» **Set task**: Go through the lines below and copy each one that holds the string "matplotlib".

-- START Supplied information --

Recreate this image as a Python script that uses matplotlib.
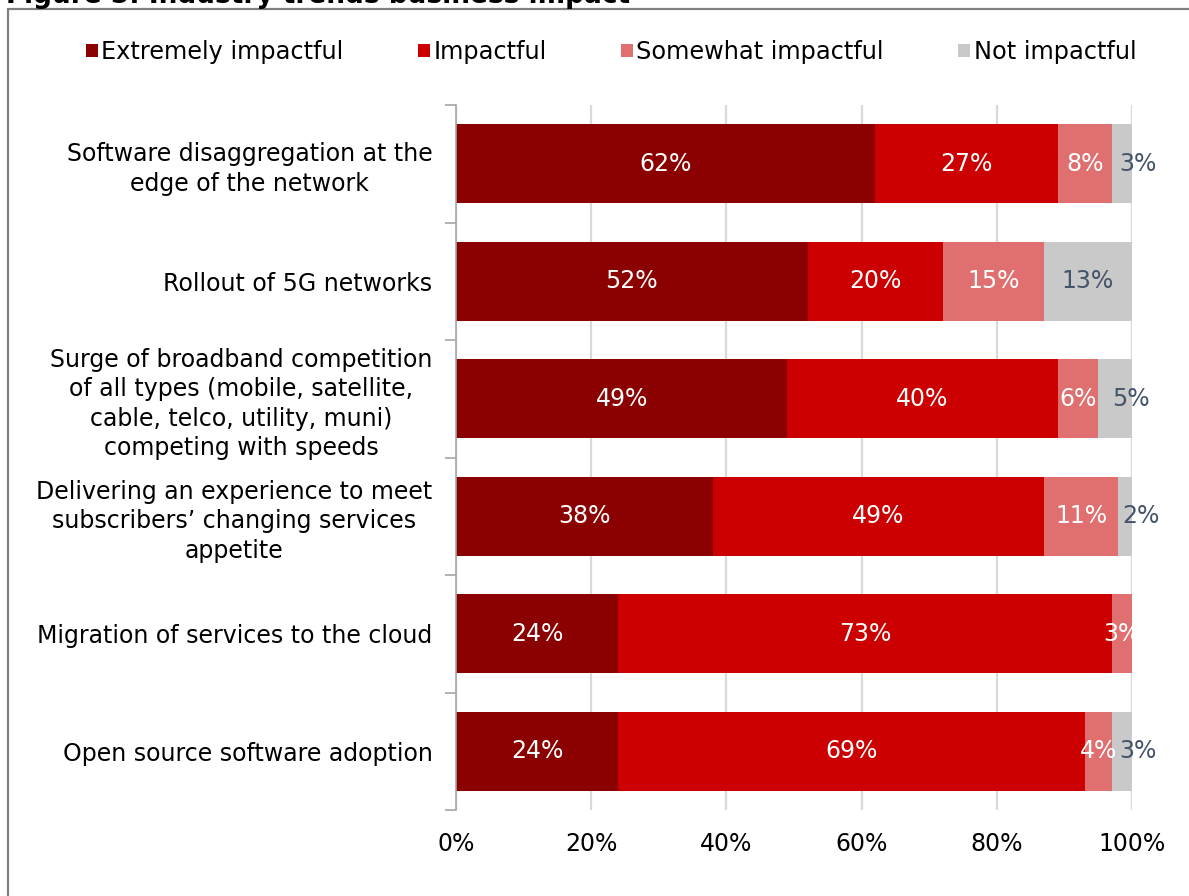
import matplotlib
matplotlib.use("Agg")
import matplotlib.pyplot as plt
from matplotlib.patches import Rectangle, Patch
from matplotlib.ticker import FixedLocator, PercentFormatter

plt.rcParams["font.family"] = ["DejaVu Sans"]

# Survey data: share of respondents per impact level (percent)
categories = [
    "Software disaggregation at the\nedge of the network",
    "Rollout of 5G networks",
    "Surge of broadband competition\nof all types (mobile, satellite,\ncable, telco, utility, muni)\ncompeting with speeds",
    "Delivering an experience to meet\nsubscribers\u2019 changing services\nappetite",
    "Migration of services to the cloud",
    "Open source software adoption",
]
series_names = ["Extremely impactful", "Impactful", "Somewhat impactful", "Not impactful"]
extremely = [62, 52, 49, 38, 24, 24]
impactful = [27, 20, 40, 49, 73, 69]
somewhat = [8, 15, 6, 11, 3, 4]
not_impactful = [3, 13, 5, 2, 0, 3]
x_ticks = [0, 20, 40, 60, 80, 100]

colors = ["#8B0000", "#CC0000", "#E06F6F", "#C9C9C9"]
label_colors = ["white", "white", "white", "#44546A"]

fig = plt.figure(figsize=(11.89, 8.96), dpi=100)
W, H = 1189, 896
ax = fig.add_axes([456 / W, 1 - 810 / H, (1132 - 456) / W, (810 - 105) / H])

ypos = list(range(len(categories)))
left = [0] * len(categories)
all_series = [extremely, impactful, somewhat, not_impactful]
for k, (vals, name, col, lcol) in enumerate(zip(all_series, series_names, colors, label_colors)):
    bars = ax.barh(ypos, vals, left=left, height=0.67, color=col, label=name, zorder=2)
    last = k == len(all_series) - 1
    for b, v in zip(bars, vals):
        if v <= 0:
            continue
        cx = b.get_x() + b.get_width() / 2
        cy = b.get_y() + b.get_height() / 2
        if last and v < 6:
            # narrow end segments: label starts at the segment middle and runs past the bar
            ax.text(cx - 0.4, cy, f"{v}%", ha="left", va="center", color=lcol,
                    fontsize=17, zorder=3, clip_on=False)
        else:
            ax.text(cx, cy, f"{v}%", ha="center", va="center", color=lcol,
                    fontsize=17, zorder=3, clip_on=False)
    left = [l + v for l, v in zip(left, vals)]

ax.set_xlim(0, 100)
ax.set_ylim(len(categories) - 0.5, -0.5)
ax.xaxis.set_major_locator(FixedLocator(x_ticks))
ax.xaxis.set_major_formatter(PercentFormatter(decimals=0))
ax.set_yticks(ypos)
ax.set_yticklabels(categories, fontsize=17, linespacing=1.28)
for lab in ax.get_yticklabels():
    lab.set_multialignment("center")
ax.yaxis.set_minor_locator(FixedLocator([i - 0.5 for i in range(len(categories) + 1)]))
ax.tick_params(axis="y", which="major", length=0, pad=17)
ax.tick_params(axis="y", which="minor", length=8, width=1.2, color="#A6A6A6", direction="out")
ax.tick_params(axis="x", length=0, pad=16, labelsize=17, labelcolor="black")

ax.grid(axis="x", color="#D9D9D9", linewidth=1.6, zorder=0)
for s in ["top", "right", "bottom"]:
    ax.spines[s].set_visible(False)
ax.spines["left"].set_color("#A6A6A6")
ax.spines["left"].set_linewidth(1.2)
ax.spines["left"].set_zorder(4)

handles = [Patch(facecolor=c, edgecolor="none") for c in colors]
fig.legend(handles, series_names, loc="center", bbox_to_anchor=(611 / W, 1 - 52 / H),
           ncol=4, frameon=False, fontsize=17.25, handlelength=0.5, handleheight=0.5,
           handletextpad=0.15, columnspacing=3.1)

# Frame around the figure panel
fig.add_artist(Rectangle((8 / W, -0.2), 1.2, 1.2 - 9 / H, transform=fig.transFigure,
                         fill=False, edgecolor="#808080", linewidth=1.6))
fig.text(6 / W, 1 - 3 / H, "Figure 5: Industry trends business impact", fontsize=19,
         fontweight="bold", ha="left", va="baseline")

fig.savefig("out.png", dpi=100)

-- END Supplied information --

» **Result of the task**:
Recreate this image as a Python script that uses matplotlib.
import matplotlib
matplotlib.use("Agg")
import matplotlib.pyplot as plt
from matplotlib.patches import Rectangle, Patch
from matplotlib.ticker import FixedLocator, PercentFormatter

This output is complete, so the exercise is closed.